#### [MATERIAL]
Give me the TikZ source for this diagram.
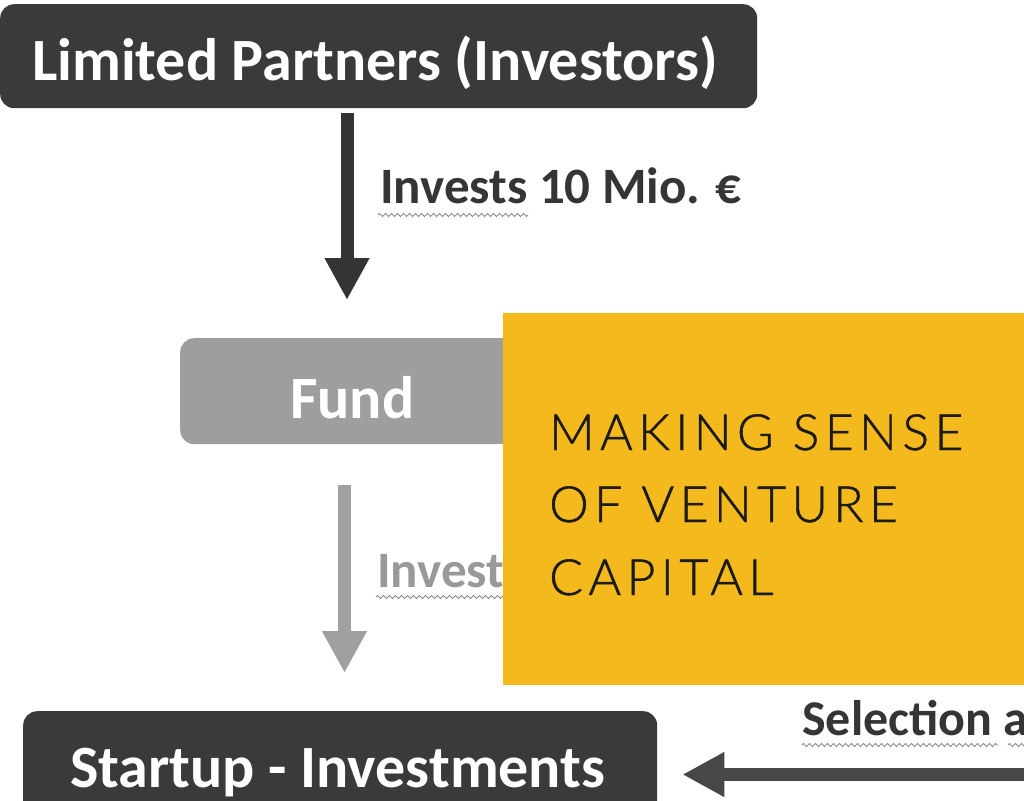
\documentclass[tikz,border=0pt]{standalone}
\usepackage{fontspec}
\setmainfont{Carlito}
\IfFontExistsTF{Lato Light}{\newfontfamily\titlefont{Lato Light}[LetterSpace=10.8,FakeBold=0.8]}{\newfontfamily\titlefont{Lato}[LetterSpace=10.8]}
\usetikzlibrary{arrows.meta,decorations.pathmorphing}
\definecolor{darkbox}{HTML}{3A3A3A}
\definecolor{darkarrow}{HTML}{343434}
\definecolor{grayfill}{HTML}{9E9E9E}
\definecolor{grayarrow}{HTML}{A0A0A0}
\definecolor{graytext}{HTML}{999999}
\definecolor{vcyellow}{HTML}{F4B91C}
\definecolor{titleink}{HTML}{1C1A17}
\definecolor{leftarrow}{HTML}{474747}
\definecolor{labelink}{HTML}{353535}
\definecolor{squig}{HTML}{8A8A8A}
\tikzset{
  boxshape/.style={rounded corners=14pt, inner sep=0pt, anchor=north west},
  boxtext/.style={anchor=base west, inner sep=0pt, text=white, font=\fontsize{60}{60}\selectfont\bfseries},
  labeltext/.style={anchor=base west, inner sep=0pt, font=\fontsize{51}{51}\selectfont\bfseries},
  titletext/.style={anchor=base west, inner sep=0pt, text=titleink, font=\fontsize{50}{50}\titlefont},
  bigarrow/.style={line width=13pt, -{Triangle[length=42pt,width=42pt]}},
  squiggle/.style={squig, line width=0.9pt, decorate, decoration={zigzag, amplitude=1.6pt, segment length=6pt}}
}
\begin{document}
\begin{tikzpicture}[x=1pt,y=-1pt]
\useasboundingbox (0,0) rectangle (1024,800);
\clip (0,0) rectangle (1024,800);
% boxes
\node[boxshape, fill=darkbox, minimum width=757pt, minimum height=104pt] (lp) at (0,4) {};
\node[boxtext] (lptext) at (32,80) {Limited Partners (Investors)};
\node[boxshape, fill=grayfill, minimum width=340pt, minimum height=106pt] (fund) at (180,338) {};
\node[boxtext] (fundtext) at (290,418) {Fund};
\node[boxshape, fill=darkbox, minimum width=634pt, minimum height=130pt] (startup) at (23,711) {};
\node[boxtext] (startuptext) at (70,787) {Startup - Investments};
% arrow 1
\coordinate (a1) at (347,113);
\draw[bigarrow, darkarrow] (a1) -- ([yshift=38pt]a1 |- fund.north);
\node[labeltext, text=labelink] (lbl1) at (380,203) {Invests 10 Mio. €};
\draw[squiggle] (378,215) -- (528,215);
% arrow 2
\coordinate (a2) at (344.5,485);
\draw[bigarrow, grayarrow] (a2) -- ([yshift=38pt]a2 |- startup.north);
\node[labeltext, text=graytext] (lbl2) at (377,587) {Invests};
\draw[squiggle] (376,597) -- (520,597);
% arrow 3
\coordinate (a3) at (1030,774.5);
\draw[bigarrow, leftarrow] (a3) -- ([xshift=25pt]startup.east |- a3);
\node[labeltext, text=labelink, font=\fontsize{50}{50}\selectfont\bfseries] (lbl3) at (802,735) {Selection and};
\draw[squiggle] (802,745) -- (998,745);
\draw[squiggle] (1008,745) -- (1030,745);
% yellow title box
\node[fill=vcyellow, inner sep=0pt, anchor=north west, minimum width=524pt, minimum height=372pt] (title) at (503,313) {};
\node[titletext] (t1) at (549,450) {MAKING SENSE};
\node[titletext] (t2) at (549,522) {OF VENTURE};
\node[titletext] (t3) at (549,595) {CAPITAL};
\end{tikzpicture}
\end{document}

#### [YOUR TASK]
Your task is to reproduce all of the material exactly. The pictures stay out.

#### [RESPONSE TO THE EXERCISE]
Give me the TikZ source for this diagram.
\documentclass[tikz,border=0pt]{standalone}
\usepackage{fontspec}
\setmainfont{Carlito}
\IfFontExistsTF{Lato Light}{\newfontfamily\titlefont{Lato Light}[LetterSpace=10.8,FakeBold=0.8]}{\newfontfamily\titlefont{Lato}[LetterSpace=10.8]}
\usetikzlibrary{arrows.meta,decorations.pathmorphing}
\definecolor{darkbox}{HTML}{3A3A3A}
\definecolor{darkarrow}{HTML}{343434}
\definecolor{grayfill}{HTML}{9E9E9E}
\definecolor{grayarrow}{HTML}{A0A0A0}
\definecolor{graytext}{HTML}{999999}
\definecolor{vcyellow}{HTML}{F4B91C}
\definecolor{titleink}{HTML}{1C1A17}
\definecolor{leftarrow}{HTML}{474747}
\definecolor{labelink}{HTML}{353535}
\definecolor{squig}{HTML}{8A8A8A}
\tikzset{
  boxshape/.style={rounded corners=14pt, inner sep=0pt, anchor=north west},
  boxtext/.style={anchor=base west, inner sep=0pt, text=white, font=\fontsize{60}{60}\selectfont\bfseries},
  labeltext/.style={anchor=base west, inner sep=0pt, font=\fontsize{51}{51}\selectfont\bfseries},
  titletext/.style={anchor=base west, inner sep=0pt, text=titleink, font=\fontsize{50}{50}\titlefont},
  bigarrow/.style={line width=13pt, -{Triangle[length=42pt,width=42pt]}},
  squiggle/.style={squig, line width=0.9pt, decorate, decoration={zigzag, amplitude=1.6pt, segment length=6pt}}
}
\begin{document}
\begin{tikzpicture}[x=1pt,y=-1pt]
\useasboundingbox (0,0) rectangle (1024,800);
\clip (0,0) rectangle (1024,800);
% boxes
\node[boxshape, fill=darkbox, minimum width=757pt, minimum height=104pt] (lp) at (0,4) {};
\node[boxtext] (lptext) at (32,80) {Limited Partners (Investors)};
\node[boxshape, fill=grayfill, minimum width=340pt, minimum height=106pt] (fund) at (180,338) {};
\node[boxtext] (fundtext) at (290,418) {Fund};
\node[boxshape, fill=darkbox, minimum width=634pt, minimum height=130pt] (startup) at (23,711) {};
\node[boxtext] (startuptext) at (70,787) {Startup - Investments};
% arrow 1
\coordinate (a1) at (347,113);
\draw[bigarrow, darkarrow] (a1) -- ([yshift=38pt]a1 |- fund.north);
\node[labeltext, text=labelink] (lbl1) at (380,203) {Invests 10 Mio. €};
\draw[squiggle] (378,215) -- (528,215);
% arrow 2
\coordinate (a2) at (344.5,485);
\draw[bigarrow, grayarrow] (a2) -- ([yshift=38pt]a2 |- startup.north);
\node[labeltext, text=graytext] (lbl2) at (377,587) {Invests};
\draw[squiggle] (376,597) -- (520,597);
% arrow 3
\coordinate (a3) at (1030,774.5);
\draw[bigarrow, leftarrow] (a3) -- ([xshift=25pt]startup.east |- a3);
\node[labeltext, text=labelink, font=\fontsize{50}{50}\selectfont\bfseries] (lbl3) at (802,735) {Selection and};
\draw[squiggle] (802,745) -- (998,745);
\draw[squiggle] (1008,745) -- (1030,745);
% yellow title box
\node[fill=vcyellow, inner sep=0pt, anchor=north west, minimum width=524pt, minimum height=372pt] (title) at (503,313) {};
\node[titletext] (t1) at (549,450) {MAKING SENSE};
\node[titletext] (t2) at (549,522) {OF VENTURE};
\node[titletext] (t3) at (549,595) {CAPITAL};
\end{tikzpicture}
\end{document}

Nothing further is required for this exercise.